ST. LOUIS-- On May 11, rookie Eric Lauer took the mound at home to face the St. Louis Cardinals in what was his fourth career start. He got hit around pretty good, allowing seven hits and six earned runs in 2 1/3 innings of work. The Cardinals hit four home runs off Lauer and only whiffed on one of his 62 pitches.

The Ohio native averaged only 89.1 mph on his fastball throughout his start, per baseball savant.

“I think it was because I was trying to do too much,” Lauer said after the start. “When I try to do too much, my mechanics get a little off. I start pulling off, so I start trying to throw harder. It really comes out slower because my arm was dragging."

On Wednesday night in St. Louis, Lauer got a second crack at the Cardinals. And although he was not dominant, he did take a positive step in the right direction.

Spotted to a two-run lead before even delivering a pitch and a 4-0 lead heading into his final inning, Lauer fired five scoreless innings before allowing a Marcell Ozuna 2-run home run in the bottom of the sixth. He ended up going 5 2/3 innings, allowing eight hits and two earned runs. His average fastball velocity was 90.9 mph.

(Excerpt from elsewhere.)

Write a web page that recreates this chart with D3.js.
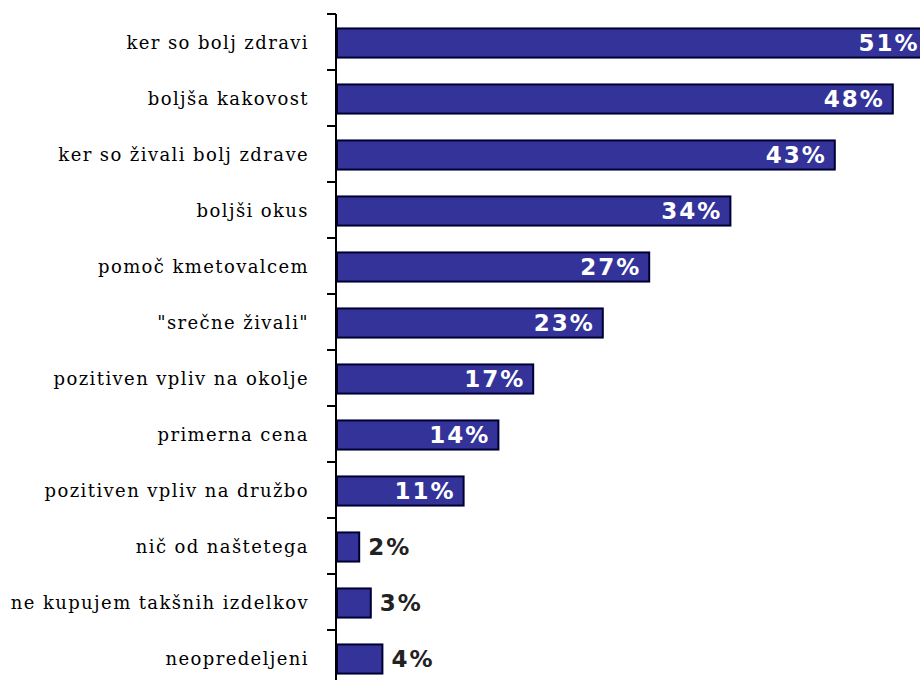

For the first time in Lauer's career (and one start removed from walking seven batters), he did not walk a single batter. Heading into the sixth, he had only allowed five hits. Facing the heart of the Cardinals right-handed heavy order in the sixth for the third time might have been a little too much of an ask, but the rookie showed plenty of improvement. If you are Andy Green, you have to like that.














"I thought overall he had a tremendous day," Green stated after the game.

If that was not all, Lauer picked off Harrison Bader in the first inning, his seventh of the season. He has had five consecutive starts with a pickoff, which is a new Padres record.

The performance earned Lauer his third career MLB win.

With two outs in the bottom of the sixth, Lauer was lifted for reliever Jose Castillo, another rookie left-hander. Castillo had already shown glimpses of brilliance in his brief big league career, including striking out the side in his major league debut.

Castillo kept a dominant start to his career going, striking out Yairo Munoz to end the sixth.

In the seventh, Castillo was tasked with facing Kolten Wong, Dexter Fowler, and Harrison Bader. He struck all of them out, using a devastating slider to retire each one.

The 22-year-old has now struck out nine of the fourteen batters he has faced in three big league appearances.

"Jose Castillo is really good, and we have hardly seen him much lately," Green said.

"I think, by circumstance, you are going to continue see him more and more. I think you would be a fool not to like what you have seen from him."